The problem ▸ Copy out the data below from the line containing "Recreate this image" to the line containing "zorder=2, label='Average values')", both lines included, with all images left out.

Input for this task ▸
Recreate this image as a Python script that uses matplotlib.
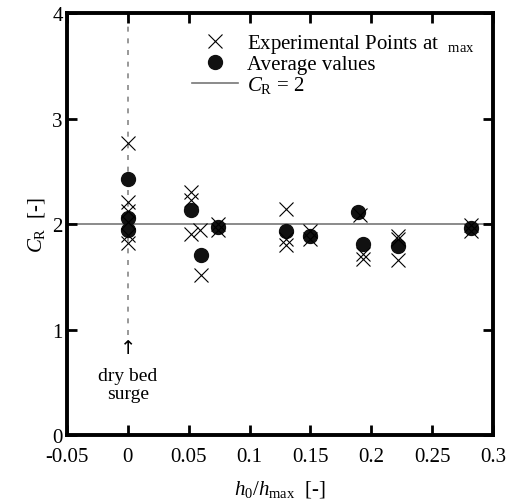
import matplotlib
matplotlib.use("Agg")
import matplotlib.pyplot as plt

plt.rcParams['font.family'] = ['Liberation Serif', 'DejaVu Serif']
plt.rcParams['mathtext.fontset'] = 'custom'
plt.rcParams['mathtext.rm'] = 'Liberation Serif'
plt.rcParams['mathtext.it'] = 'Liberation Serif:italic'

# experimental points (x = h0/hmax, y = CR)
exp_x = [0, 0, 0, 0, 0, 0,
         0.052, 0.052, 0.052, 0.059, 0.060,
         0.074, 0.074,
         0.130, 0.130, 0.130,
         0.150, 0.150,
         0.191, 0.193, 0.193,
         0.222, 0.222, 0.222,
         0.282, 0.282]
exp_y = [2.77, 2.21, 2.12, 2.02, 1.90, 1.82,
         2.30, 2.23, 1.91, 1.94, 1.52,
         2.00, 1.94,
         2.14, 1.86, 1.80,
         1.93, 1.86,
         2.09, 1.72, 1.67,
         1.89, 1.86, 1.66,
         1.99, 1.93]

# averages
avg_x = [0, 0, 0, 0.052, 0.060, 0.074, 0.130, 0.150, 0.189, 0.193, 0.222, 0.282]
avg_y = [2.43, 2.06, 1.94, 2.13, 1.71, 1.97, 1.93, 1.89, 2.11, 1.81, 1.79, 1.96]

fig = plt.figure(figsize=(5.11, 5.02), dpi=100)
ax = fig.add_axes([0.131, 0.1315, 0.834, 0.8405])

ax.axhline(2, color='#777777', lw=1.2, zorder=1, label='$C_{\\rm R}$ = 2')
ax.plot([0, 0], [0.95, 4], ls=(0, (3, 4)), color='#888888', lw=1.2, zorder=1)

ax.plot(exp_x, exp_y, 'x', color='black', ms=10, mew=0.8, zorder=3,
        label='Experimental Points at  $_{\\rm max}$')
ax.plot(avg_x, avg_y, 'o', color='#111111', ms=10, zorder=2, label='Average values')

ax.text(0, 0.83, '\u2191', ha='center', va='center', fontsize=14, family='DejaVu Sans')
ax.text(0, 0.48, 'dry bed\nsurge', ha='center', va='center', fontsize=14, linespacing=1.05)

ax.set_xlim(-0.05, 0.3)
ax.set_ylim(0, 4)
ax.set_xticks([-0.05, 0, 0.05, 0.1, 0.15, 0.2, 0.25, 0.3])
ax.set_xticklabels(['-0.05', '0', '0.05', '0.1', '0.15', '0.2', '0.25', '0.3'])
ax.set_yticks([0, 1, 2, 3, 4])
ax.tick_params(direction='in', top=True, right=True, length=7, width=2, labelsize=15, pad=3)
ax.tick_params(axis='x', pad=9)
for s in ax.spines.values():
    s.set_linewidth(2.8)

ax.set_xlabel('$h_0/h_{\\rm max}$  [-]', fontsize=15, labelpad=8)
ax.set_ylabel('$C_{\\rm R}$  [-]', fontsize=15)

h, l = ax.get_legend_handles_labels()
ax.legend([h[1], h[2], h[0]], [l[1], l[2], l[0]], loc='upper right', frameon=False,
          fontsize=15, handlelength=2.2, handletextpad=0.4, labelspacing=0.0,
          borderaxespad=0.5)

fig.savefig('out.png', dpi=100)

---

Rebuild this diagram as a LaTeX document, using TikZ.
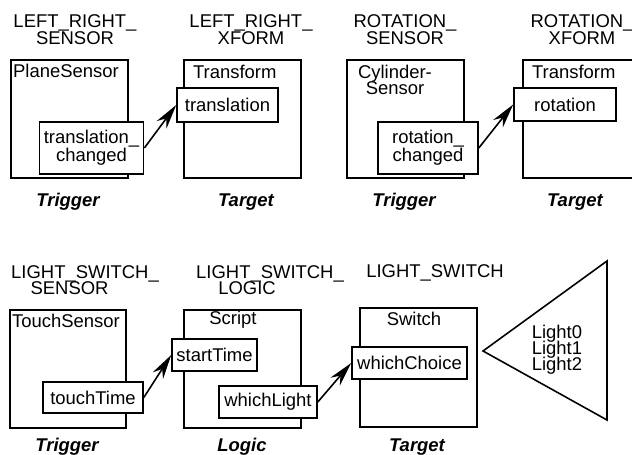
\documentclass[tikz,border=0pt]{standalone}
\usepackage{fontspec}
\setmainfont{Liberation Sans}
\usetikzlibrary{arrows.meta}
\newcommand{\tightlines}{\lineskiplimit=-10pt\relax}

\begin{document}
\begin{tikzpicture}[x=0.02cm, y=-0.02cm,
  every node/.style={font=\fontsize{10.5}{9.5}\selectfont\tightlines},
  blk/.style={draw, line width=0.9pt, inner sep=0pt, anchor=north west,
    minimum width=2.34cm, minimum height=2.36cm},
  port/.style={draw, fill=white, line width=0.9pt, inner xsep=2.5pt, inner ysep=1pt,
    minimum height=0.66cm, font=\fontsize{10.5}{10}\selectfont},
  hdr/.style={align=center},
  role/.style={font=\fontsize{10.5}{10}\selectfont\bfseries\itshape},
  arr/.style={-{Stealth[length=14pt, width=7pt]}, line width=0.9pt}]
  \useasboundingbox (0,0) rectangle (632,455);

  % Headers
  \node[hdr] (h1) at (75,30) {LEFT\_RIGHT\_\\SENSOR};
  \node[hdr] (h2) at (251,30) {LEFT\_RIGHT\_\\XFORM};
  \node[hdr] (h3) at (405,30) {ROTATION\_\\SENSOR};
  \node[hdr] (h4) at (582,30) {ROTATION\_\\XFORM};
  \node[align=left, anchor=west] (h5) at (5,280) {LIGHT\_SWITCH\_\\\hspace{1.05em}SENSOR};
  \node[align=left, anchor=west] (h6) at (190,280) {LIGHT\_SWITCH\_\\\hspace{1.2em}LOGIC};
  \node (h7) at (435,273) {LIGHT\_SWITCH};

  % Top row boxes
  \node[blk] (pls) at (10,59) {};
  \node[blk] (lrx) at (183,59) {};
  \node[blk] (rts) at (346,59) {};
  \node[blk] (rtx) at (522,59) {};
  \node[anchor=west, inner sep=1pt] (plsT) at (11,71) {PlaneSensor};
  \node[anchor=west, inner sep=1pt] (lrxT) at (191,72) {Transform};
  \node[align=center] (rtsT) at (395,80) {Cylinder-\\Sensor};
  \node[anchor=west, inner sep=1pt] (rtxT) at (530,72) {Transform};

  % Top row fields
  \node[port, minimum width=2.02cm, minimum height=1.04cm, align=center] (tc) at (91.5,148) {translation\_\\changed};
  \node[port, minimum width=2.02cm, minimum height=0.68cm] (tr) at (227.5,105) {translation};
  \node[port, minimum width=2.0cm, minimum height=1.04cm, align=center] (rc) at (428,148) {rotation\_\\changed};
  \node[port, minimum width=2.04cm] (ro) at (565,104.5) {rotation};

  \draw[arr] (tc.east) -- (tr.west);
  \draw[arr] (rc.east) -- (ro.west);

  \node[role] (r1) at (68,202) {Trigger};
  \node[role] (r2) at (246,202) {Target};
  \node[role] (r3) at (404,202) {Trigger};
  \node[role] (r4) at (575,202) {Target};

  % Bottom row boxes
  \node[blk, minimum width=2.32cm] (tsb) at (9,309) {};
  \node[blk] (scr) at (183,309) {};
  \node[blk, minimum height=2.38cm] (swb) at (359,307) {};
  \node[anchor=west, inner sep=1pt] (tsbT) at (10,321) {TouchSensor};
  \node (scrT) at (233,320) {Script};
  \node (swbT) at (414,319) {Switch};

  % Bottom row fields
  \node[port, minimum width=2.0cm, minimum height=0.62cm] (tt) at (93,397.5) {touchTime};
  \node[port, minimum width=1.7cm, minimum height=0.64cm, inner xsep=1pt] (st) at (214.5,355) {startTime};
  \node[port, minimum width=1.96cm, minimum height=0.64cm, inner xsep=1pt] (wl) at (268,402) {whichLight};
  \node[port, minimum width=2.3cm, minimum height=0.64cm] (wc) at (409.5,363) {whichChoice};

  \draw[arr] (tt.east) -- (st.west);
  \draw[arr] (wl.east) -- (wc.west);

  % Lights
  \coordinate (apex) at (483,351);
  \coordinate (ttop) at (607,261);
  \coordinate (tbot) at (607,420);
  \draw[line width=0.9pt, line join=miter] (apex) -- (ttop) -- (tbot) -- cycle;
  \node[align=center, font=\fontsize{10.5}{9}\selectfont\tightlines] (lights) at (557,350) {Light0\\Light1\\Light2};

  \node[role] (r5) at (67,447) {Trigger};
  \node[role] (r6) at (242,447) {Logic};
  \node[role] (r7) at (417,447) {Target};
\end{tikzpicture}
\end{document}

--

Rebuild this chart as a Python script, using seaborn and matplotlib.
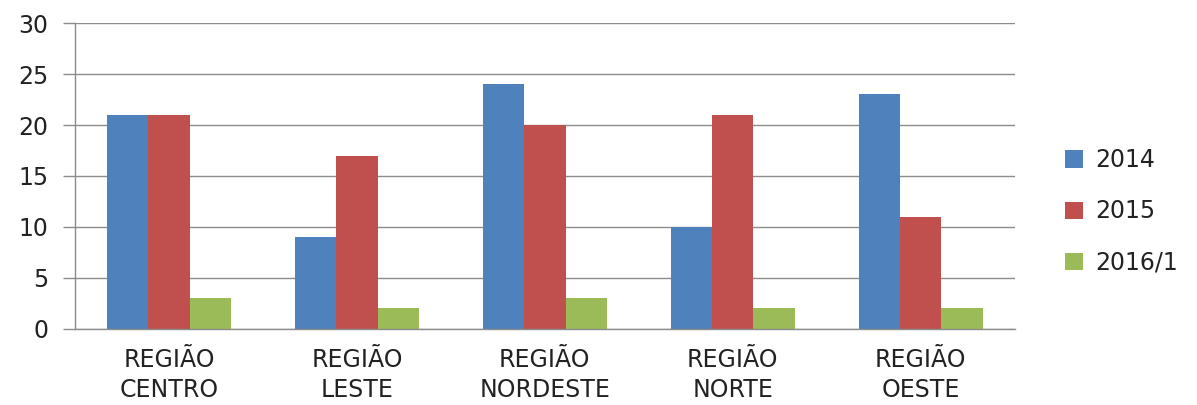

Reply ▸
Recreate this image as a Python script that uses matplotlib.
import matplotlib
matplotlib.use("Agg")
import matplotlib.pyplot as plt

plt.rcParams['font.family'] = ['Liberation Serif', 'DejaVu Serif']
plt.rcParams['mathtext.fontset'] = 'custom'
plt.rcParams['mathtext.rm'] = 'Liberation Serif'
plt.rcParams['mathtext.it'] = 'Liberation Serif:italic'

# experimental points (x = h0/hmax, y = CR)
exp_x = [0, 0, 0, 0, 0, 0,
         0.052, 0.052, 0.052, 0.059, 0.060,
         0.074, 0.074,
         0.130, 0.130, 0.130,
         0.150, 0.150,
         0.191, 0.193, 0.193,
         0.222, 0.222, 0.222,
         0.282, 0.282]
exp_y = [2.77, 2.21, 2.12, 2.02, 1.90, 1.82,
         2.30, 2.23, 1.91, 1.94, 1.52,
         2.00, 1.94,
         2.14, 1.86, 1.80,
         1.93, 1.86,
         2.09, 1.72, 1.67,
         1.89, 1.86, 1.66,
         1.99, 1.93]

# averages
avg_x = [0, 0, 0, 0.052, 0.060, 0.074, 0.130, 0.150, 0.189, 0.193, 0.222, 0.282]
avg_y = [2.43, 2.06, 1.94, 2.13, 1.71, 1.97, 1.93, 1.89, 2.11, 1.81, 1.79, 1.96]

fig = plt.figure(figsize=(5.11, 5.02), dpi=100)
ax = fig.add_axes([0.131, 0.1315, 0.834, 0.8405])

ax.axhline(2, color='#777777', lw=1.2, zorder=1, label='$C_{\\rm R}$ = 2')
ax.plot([0, 0], [0.95, 4], ls=(0, (3, 4)), color='#888888', lw=1.2, zorder=1)

ax.plot(exp_x, exp_y, 'x', color='black', ms=10, mew=0.8, zorder=3,
        label='Experimental Points at  $_{\\rm max}$')
ax.plot(avg_x, avg_y, 'o', color='#111111', ms=10, zorder=2, label='Average values')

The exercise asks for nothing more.